Information provided:
━━━━━━━━━━━━━━━━━━━━━━━━━━━━━━
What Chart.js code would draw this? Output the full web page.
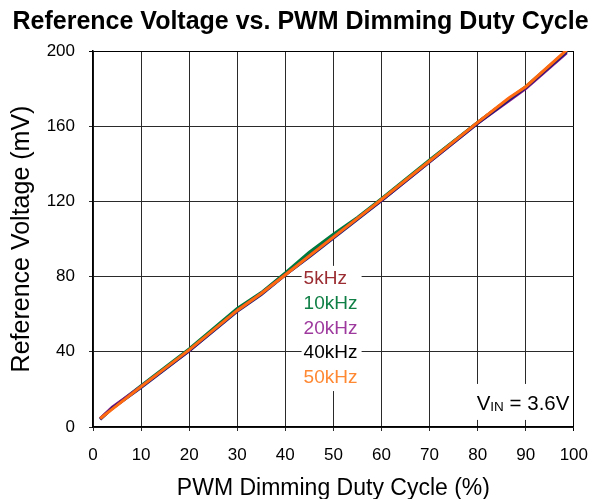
<!DOCTYPE html>
<html>
<head>
<meta charset="utf-8">
<script src="https://cdn.jsdelivr.net/npm/chart.js@4.4.1/dist/chart.umd.min.js"></script>
<style>
  html, body { margin: 0; padding: 0; background: #fff; }
  #wrap { width: 602px; height: 499px; position: relative; }
</style>
</head>
<body>
<div id="wrap"><canvas id="c"></canvas></div>
<script>
// ---- data ----
const dutyCycle = [1.5, 4, 10, 20, 30, 35, 40, 45, 50, 55, 60, 70, 80, 86.5, 90, 98.5];
const v5kHz  = [4.5, 10, 21.5, 41, 62.5, 71, 81.5, 92, 101.5, 111, 121, 141.5, 162, 174.5, 180.5, 200];
const v10kHz = [4.5, 10, 22, 41.5, 63, 71.5, 82, 93, 102.5, 111.5, 121.5, 142, 162, 174.5, 181, 200];
const v20kHz = [4.5, 10.5, 21.5, 40.5, 62, 71, 81, 91, 101, 111, 120.5, 141, 161.5, 173.5, 180, 199];
const v40kHz = [4, 10, 21, 40.5, 61.5, 70.5, 81, 90.5, 100.5, 110.5, 120.5, 141, 161.5, 174, 180.5, 199.5];
const v50kHz = [4.5, 9.5, 21.5, 41, 62, 71, 81, 91, 101, 111, 121, 141.5, 162, 175, 181, 200.5];
const seriesLabels = ['5kHz', '10kHz', '20kHz', '40kHz', '50kHz'];
const seriesValues = [v5kHz, v10kHz, v20kHz, v40kHz, v50kHz];
const lineColors  = ['#8B2323', '#007A3D', '#8B1A89', '#1F1A7A', '#FF6A10'];
const labelColors = ['#9B2D32', '#0F7F45', '#9E3A9E', '#000000', '#FF8833'];
const xTicks = [0, 10, 20, 30, 40, 50, 60, 70, 80, 90, 100];
const yTicks = [0, 40, 80, 120, 160, 200];

const FONT = "'Liberation Sans', Arial, sans-serif";

const datasets = seriesLabels.map((lab, i) => ({
  label: lab,
  data: dutyCycle.map((d, k) => ({ x: d, y: seriesValues[i][k] })),
  borderColor: lineColors[i],
  backgroundColor: lineColors[i],
  borderWidth: 3,
  pointRadius: 0,
  tension: 0,
  fill: false,
  order: seriesLabels.length - i
}));

const bgPlugin = {
  id: 'bg',
  beforeDraw(chart) {
    const ctx = chart.ctx;
    ctx.save();
    ctx.fillStyle = '#fff';
    ctx.fillRect(0, 0, chart.width, chart.height);
    ctx.restore();
  }
};

const annotPlugin = {
  id: 'annot',
  afterDatasetsDraw(chart) {
    const ctx = chart.ctx;
    const xs = chart.scales.x, ys = chart.scales.y;
    ctx.save();
    // legend text block
    const lx = xs.getPixelForValue(43.8);
    const ly0 = ys.getPixelForValue(78.8);
    const step = 24.8;
    ctx.font = "19px " + FONT;
    ctx.fillStyle = '#fff';
    ctx.fillRect(lx - 2, ly0 - 13, 60, step * 4 + 26);
    ctx.textBaseline = 'middle';
    ctx.textAlign = 'left';
    seriesLabels.forEach((lab, i) => {
      ctx.fillStyle = labelColors[i];
      ctx.fillText(lab, lx, ly0 + i * step);
    });
    // V_IN annotation
    const vx = xs.getPixelForValue(79.8);
    const vy = ys.getPixelForValue(12.8);
    ctx.fillStyle = '#fff';
    ctx.fillRect(vx - 3, vy - 19, chart.chartArea.right - vx + 2, 36);
    ctx.fillStyle = '#000';
    ctx.textBaseline = 'alphabetic';
    ctx.font = "20.5px " + FONT;
    const base = vy + 7;
    ctx.fillText('V', vx, base);
    let w = ctx.measureText('V').width;
    ctx.font = "13.5px " + FONT;
    ctx.fillText('IN', vx + w, base + 1);
    w += ctx.measureText('IN').width;
    ctx.font = "20.5px " + FONT;
    ctx.fillText(' = 3.6V', vx + w, base);
    ctx.restore();
  }
};

const gridColor = (ctx, edgeVal) => (ctx.tick && ctx.tick.value === edgeVal) ? '#000' : '#2a2a2a';

new Chart(document.getElementById('c'), {
  type: 'line',
  data: { datasets },
  plugins: [bgPlugin, annotPlugin],
  options: {
    responsive: true,
    maintainAspectRatio: false,
    animation: false,
    layout: { padding: { left: 12, right: 13, top: 0, bottom: 0 } },
    plugins: {
      legend: { display: false },
      tooltip: { enabled: false },
      title: {
        display: true,
        text: 'Reference Voltage vs. PWM Dimming Duty Cycle',
        color: '#000',
        font: { family: FONT, size: 25, weight: 'bold' },
        padding: { top: 7, bottom: 14 }
      }
    },
    scales: {
      x: {
        type: 'linear',
        min: 0, max: 100,
        afterBuildTicks: s => { s.ticks = xTicks.map(v => ({ value: v })); },
        afterFit: s => { s.height = 72; },
        ticks: { color: '#000', font: { family: FONT, size: 17 }, padding: 14, maxRotation: 0 },
        grid: { color: c => gridColor(c, 100), lineWidth: 1, tickLength: 4, drawTicks: true },
        border: { color: '#000', width: 1.5 },
        title: {
          display: true,
          text: 'PWM Dimming Duty Cycle (%)',
          color: '#000',
          font: { family: FONT, size: 23, lineHeight: 0.9 },
          padding: { top: 0, bottom: 0 }
        }
      },
      y: {
        type: 'linear',
        min: 0, max: 200,
        afterBuildTicks: s => { s.ticks = yTicks.map(v => ({ value: v })); },
        afterFit: s => { s.width = 81; },
        ticks: { color: '#000', font: { family: FONT, size: 17 }, padding: 14 },
        grid: { color: c => gridColor(c, 200), lineWidth: 1, tickLength: 4, drawTicks: true },
        border: { color: '#000', width: 1.5 },
        title: {
          display: true,
          text: 'Reference Voltage (mV)',
          color: '#000',
          font: { family: FONT, size: 25, lineHeight: 0.6 },
          padding: { top: 2.5, bottom: 0 }
        }
      },
      yRight: {
        type: 'linear',
        position: 'right',
        min: 0, max: 200,
        afterFit: s => { s.width = 12; },
        ticks: { display: false },
        grid: { display: false, drawOnChartArea: false, drawTicks: false },
        border: { display: false },
        title: { display: false }
      }
    }
  }
});
</script>
</body>
</html>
━━━━━━━━━━━━━━━━━━━━━━━━━━━━━━
What is needed: Go through the data above and transcribe it in full, omitting any image.

Response:
What Chart.js code would draw this? Output the full web page.
<!DOCTYPE html>
<html>
<head>
<meta charset="utf-8">
<script src="https://cdn.jsdelivr.net/npm/chart.js@4.4.1/dist/chart.umd.min.js"></script>
<style>
  html, body { margin: 0; padding: 0; background: #fff; }
  #wrap { width: 602px; height: 499px; position: relative; }
</style>
</head>
<body>
<div id="wrap"><canvas id="c"></canvas></div>
<script>
// ---- data ----
const dutyCycle = [1.5, 4, 10, 20, 30, 35, 40, 45, 50, 55, 60, 70, 80, 86.5, 90, 98.5];
const v5kHz  = [4.5, 10, 21.5, 41, 62.5, 71, 81.5, 92, 101.5, 111, 121, 141.5, 162, 174.5, 180.5, 200];
const v10kHz = [4.5, 10, 22, 41.5, 63, 71.5, 82, 93, 102.5, 111.5, 121.5, 142, 162, 174.5, 181, 200];
const v20kHz = [4.5, 10.5, 21.5, 40.5, 62, 71, 81, 91, 101, 111, 120.5, 141, 161.5, 173.5, 180, 199];
const v40kHz = [4, 10, 21, 40.5, 61.5, 70.5, 81, 90.5, 100.5, 110.5, 120.5, 141, 161.5, 174, 180.5, 199.5];
const v50kHz = [4.5, 9.5, 21.5, 41, 62, 71, 81, 91, 101, 111, 121, 141.5, 162, 175, 181, 200.5];
const seriesLabels = ['5kHz', '10kHz', '20kHz', '40kHz', '50kHz'];
const seriesValues = [v5kHz, v10kHz, v20kHz, v40kHz, v50kHz];
const lineColors  = ['#8B2323', '#007A3D', '#8B1A89', '#1F1A7A', '#FF6A10'];
const labelColors = ['#9B2D32', '#0F7F45', '#9E3A9E', '#000000', '#FF8833'];
const xTicks = [0, 10, 20, 30, 40, 50, 60, 70, 80, 90, 100];
const yTicks = [0, 40, 80, 120, 160, 200];

const FONT = "'Liberation Sans', Arial, sans-serif";

const datasets = seriesLabels.map((lab, i) => ({
  label: lab,
  data: dutyCycle.map((d, k) => ({ x: d, y: seriesValues[i][k] })),
  borderColor: lineColors[i],
  backgroundColor: lineColors[i],
  borderWidth: 3,
  pointRadius: 0,
  tension: 0,
  fill: false,
  order: seriesLabels.length - i
}));

const bgPlugin = {
  id: 'bg',
  beforeDraw(chart) {
    const ctx = chart.ctx;
    ctx.save();
    ctx.fillStyle = '#fff';
    ctx.fillRect(0, 0, chart.width, chart.height);
    ctx.restore();
  }
};

const annotPlugin = {
  id: 'annot',
  afterDatasetsDraw(chart) {
    const ctx = chart.ctx;
    const xs = chart.scales.x, ys = chart.scales.y;
    ctx.save();
    // legend text block
    const lx = xs.getPixelForValue(43.8);
    const ly0 = ys.getPixelForValue(78.8);
    const step = 24.8;
    ctx.font = "19px " + FONT;
    ctx.fillStyle = '#fff';
    ctx.fillRect(lx - 2, ly0 - 13, 60, step * 4 + 26);
    ctx.textBaseline = 'middle';
    ctx.textAlign = 'left';
    seriesLabels.forEach((lab, i) => {
      ctx.fillStyle = labelColors[i];
      ctx.fillText(lab, lx, ly0 + i * step);
    });
    // V_IN annotation
    const vx = xs.getPixelForValue(79.8);
    const vy = ys.getPixelForValue(12.8);
    ctx.fillStyle = '#fff';
    ctx.fillRect(vx - 3, vy - 19, chart.chartArea.right - vx + 2, 36);
    ctx.fillStyle = '#000';
    ctx.textBaseline = 'alphabetic';
    ctx.font = "20.5px " + FONT;
    const base = vy + 7;
    ctx.fillText('V', vx, base);
    let w = ctx.measureText('V').width;
    ctx.font = "13.5px " + FONT;
    ctx.fillText('IN', vx + w, base + 1);
    w += ctx.measureText('IN').width;
    ctx.font = "20.5px " + FONT;
    ctx.fillText(' = 3.6V', vx + w, base);
    ctx.restore();
  }
};

const gridColor = (ctx, edgeVal) => (ctx.tick && ctx.tick.value === edgeVal) ? '#000' : '#2a2a2a';

new Chart(document.getElementById('c'), {
  type: 'line',
  data: { datasets },
  plugins: [bgPlugin, annotPlugin],
  options: {
    responsive: true,
    maintainAspectRatio: false,
    animation: false,
    layout: { padding: { left: 12, right: 13, top: 0, bottom: 0 } },
    plugins: {
      legend: { display: false },
      tooltip: { enabled: false },
      title: {
        display: true,
        text: 'Reference Voltage vs. PWM Dimming Duty Cycle',
        color: '#000',
        font: { family: FONT, size: 25, weight: 'bold' },
        padding: { top: 7, bottom: 14 }
      }
    },
    scales: {
      x: {
        type: 'linear',
        min: 0, max: 100,
        afterBuildTicks: s => { s.ticks = xTicks.map(v => ({ value: v })); },
        afterFit: s => { s.height = 72; },
        ticks: { color: '#000', font: { family: FONT, size: 17 }, padding: 14, maxRotation: 0 },
        grid: { color: c => gridColor(c, 100), lineWidth: 1, tickLength: 4, drawTicks: true },
        border: { color: '#000', width: 1.5 },
        title: {
          display: true,
          text: 'PWM Dimming Duty Cycle (%)',
          color: '#000',
          font: { family: FONT, size: 23, lineHeight: 0.9 },
          padding: { top: 0, bottom: 0 }
        }
      },
      y: {
        type: 'linear',
        min: 0, max: 200,
        afterBuildTicks: s => { s.ticks = yTicks.map(v => ({ value: v })); },
        afterFit: s => { s.width = 81; },
        ticks: { color: '#000', font: { family: FONT, size: 17 }, padding: 14 },
        grid: { color: c => gridColor(c, 200), lineWidth: 1, tickLength: 4, drawTicks: true },
        border: { color: '#000', width: 1.5 },
        title: {
          display: true,
          text: 'Reference Voltage (mV)',
          color: '#000',
          font: { family: FONT, size: 25, lineHeight: 0.6 },
          padding: { top: 2.5, bottom: 0 }
        }
      },
      yRight: {
        type: 'linear',
        position: 'right',
        min: 0, max: 200,
        afterFit: s => { s.width = 12; },
        ticks: { display: false },
        grid: { display: false, drawOnChartArea: false, drawTicks: false },
        border: { display: false },
        title: { display: false }
      }
    }
  }
});
</script>
</body>
</html>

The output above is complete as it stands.